- _Problem statement_
In your copy, leave out the pictures and repeat the entries below exactly.

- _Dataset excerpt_

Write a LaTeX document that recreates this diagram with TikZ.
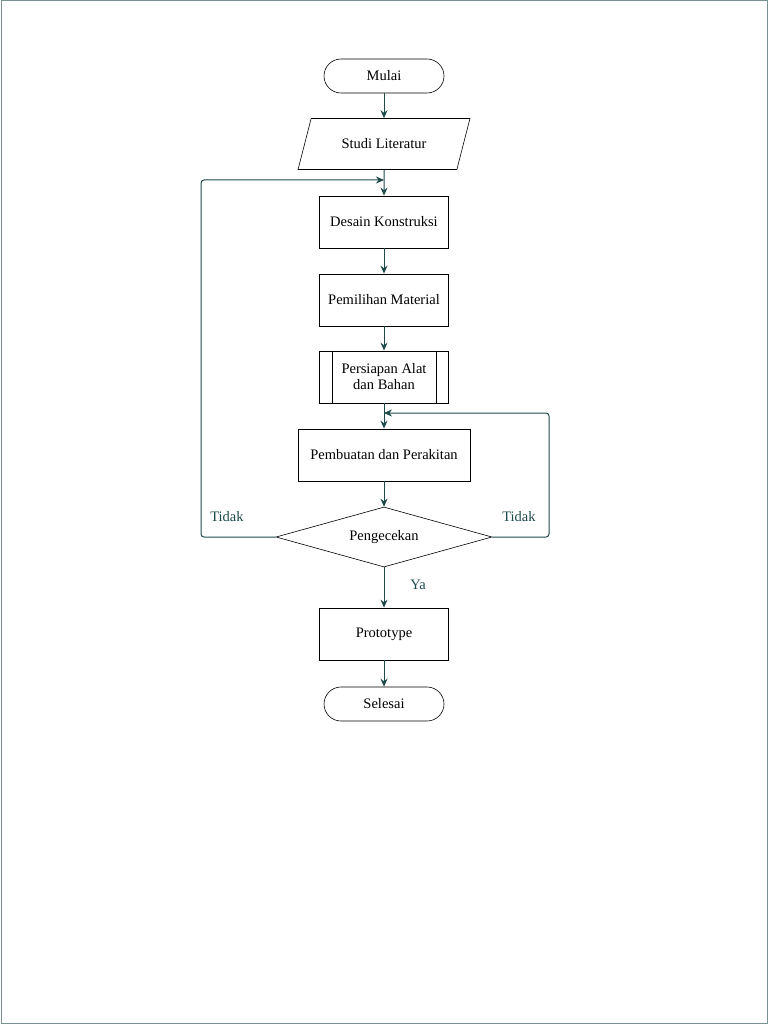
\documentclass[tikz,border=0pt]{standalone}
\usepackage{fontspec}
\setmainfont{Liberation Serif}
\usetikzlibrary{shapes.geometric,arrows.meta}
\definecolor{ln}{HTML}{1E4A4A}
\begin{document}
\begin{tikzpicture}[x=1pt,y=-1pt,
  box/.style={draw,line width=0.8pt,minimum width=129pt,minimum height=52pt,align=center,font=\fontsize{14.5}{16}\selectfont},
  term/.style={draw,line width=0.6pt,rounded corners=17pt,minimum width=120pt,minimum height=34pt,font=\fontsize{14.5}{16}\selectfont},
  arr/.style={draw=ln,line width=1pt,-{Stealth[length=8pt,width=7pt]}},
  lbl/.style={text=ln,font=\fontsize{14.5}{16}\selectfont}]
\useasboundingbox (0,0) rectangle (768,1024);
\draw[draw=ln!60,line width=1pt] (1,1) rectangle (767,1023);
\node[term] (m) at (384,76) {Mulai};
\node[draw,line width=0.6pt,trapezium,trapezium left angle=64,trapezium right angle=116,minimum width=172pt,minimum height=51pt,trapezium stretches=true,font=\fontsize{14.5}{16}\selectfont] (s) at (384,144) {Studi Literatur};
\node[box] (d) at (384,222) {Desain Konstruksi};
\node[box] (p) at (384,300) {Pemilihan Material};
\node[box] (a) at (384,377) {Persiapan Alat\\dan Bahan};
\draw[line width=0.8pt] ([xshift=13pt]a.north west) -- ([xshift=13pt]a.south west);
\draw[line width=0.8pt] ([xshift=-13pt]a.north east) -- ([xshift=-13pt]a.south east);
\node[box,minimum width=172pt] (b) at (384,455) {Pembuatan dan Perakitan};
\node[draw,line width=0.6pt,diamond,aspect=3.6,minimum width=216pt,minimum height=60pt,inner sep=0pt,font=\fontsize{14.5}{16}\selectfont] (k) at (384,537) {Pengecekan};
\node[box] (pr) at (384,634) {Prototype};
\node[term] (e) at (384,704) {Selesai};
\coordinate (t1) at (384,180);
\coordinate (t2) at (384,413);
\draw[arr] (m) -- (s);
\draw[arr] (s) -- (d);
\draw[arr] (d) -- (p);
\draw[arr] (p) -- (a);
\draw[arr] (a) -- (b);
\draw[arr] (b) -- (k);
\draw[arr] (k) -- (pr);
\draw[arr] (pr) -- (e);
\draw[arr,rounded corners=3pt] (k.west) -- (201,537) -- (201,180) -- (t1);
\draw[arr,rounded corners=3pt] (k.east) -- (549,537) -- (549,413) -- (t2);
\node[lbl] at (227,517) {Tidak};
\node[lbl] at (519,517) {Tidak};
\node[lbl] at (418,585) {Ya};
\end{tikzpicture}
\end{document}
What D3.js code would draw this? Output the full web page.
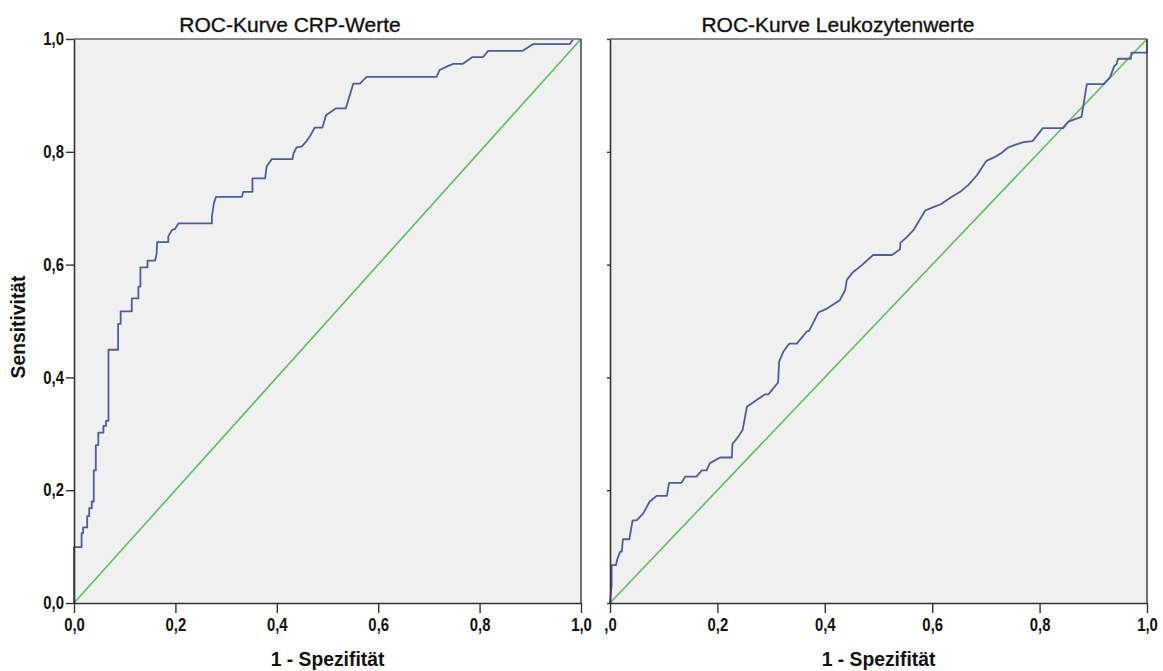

- _Response_
Write a LaTeX document that recreates this diagram with TikZ.
\documentclass[tikz,border=0pt]{standalone}
\usepackage{fontspec}
\setmainfont{Liberation Serif}
\usetikzlibrary{shapes.geometric,arrows.meta}
\definecolor{ln}{HTML}{1E4A4A}
\begin{document}
\begin{tikzpicture}[x=1pt,y=-1pt,
  box/.style={draw,line width=0.8pt,minimum width=129pt,minimum height=52pt,align=center,font=\fontsize{14.5}{16}\selectfont},
  term/.style={draw,line width=0.6pt,rounded corners=17pt,minimum width=120pt,minimum height=34pt,font=\fontsize{14.5}{16}\selectfont},
  arr/.style={draw=ln,line width=1pt,-{Stealth[length=8pt,width=7pt]}},
  lbl/.style={text=ln,font=\fontsize{14.5}{16}\selectfont}]
\useasboundingbox (0,0) rectangle (768,1024);
\draw[draw=ln!60,line width=1pt] (1,1) rectangle (767,1023);
\node[term] (m) at (384,76) {Mulai};
\node[draw,line width=0.6pt,trapezium,trapezium left angle=64,trapezium right angle=116,minimum width=172pt,minimum height=51pt,trapezium stretches=true,font=\fontsize{14.5}{16}\selectfont] (s) at (384,144) {Studi Literatur};
\node[box] (d) at (384,222) {Desain Konstruksi};
\node[box] (p) at (384,300) {Pemilihan Material};
\node[box] (a) at (384,377) {Persiapan Alat\\dan Bahan};
\draw[line width=0.8pt] ([xshift=13pt]a.north west) -- ([xshift=13pt]a.south west);
\draw[line width=0.8pt] ([xshift=-13pt]a.north east) -- ([xshift=-13pt]a.south east);
\node[box,minimum width=172pt] (b) at (384,455) {Pembuatan dan Perakitan};
\node[draw,line width=0.6pt,diamond,aspect=3.6,minimum width=216pt,minimum height=60pt,inner sep=0pt,font=\fontsize{14.5}{16}\selectfont] (k) at (384,537) {Pengecekan};
\node[box] (pr) at (384,634) {Prototype};
\node[term] (e) at (384,704) {Selesai};
\coordinate (t1) at (384,180);
\coordinate (t2) at (384,413);
\draw[arr] (m) -- (s);
\draw[arr] (s) -- (d);
\draw[arr] (d) -- (p);
\draw[arr] (p) -- (a);
\draw[arr] (a) -- (b);
\draw[arr] (b) -- (k);
\draw[arr] (k) -- (pr);
\draw[arr] (pr) -- (e);
\draw[arr,rounded corners=3pt] (k.west) -- (201,537) -- (201,180) -- (t1);
\draw[arr,rounded corners=3pt] (k.east) -- (549,537) -- (549,413) -- (t2);
\node[lbl] at (227,517) {Tidak};
\node[lbl] at (519,517) {Tidak};
\node[lbl] at (418,585) {Ya};
\end{tikzpicture}
\end{document}
What D3.js code would draw this? Output the full web page.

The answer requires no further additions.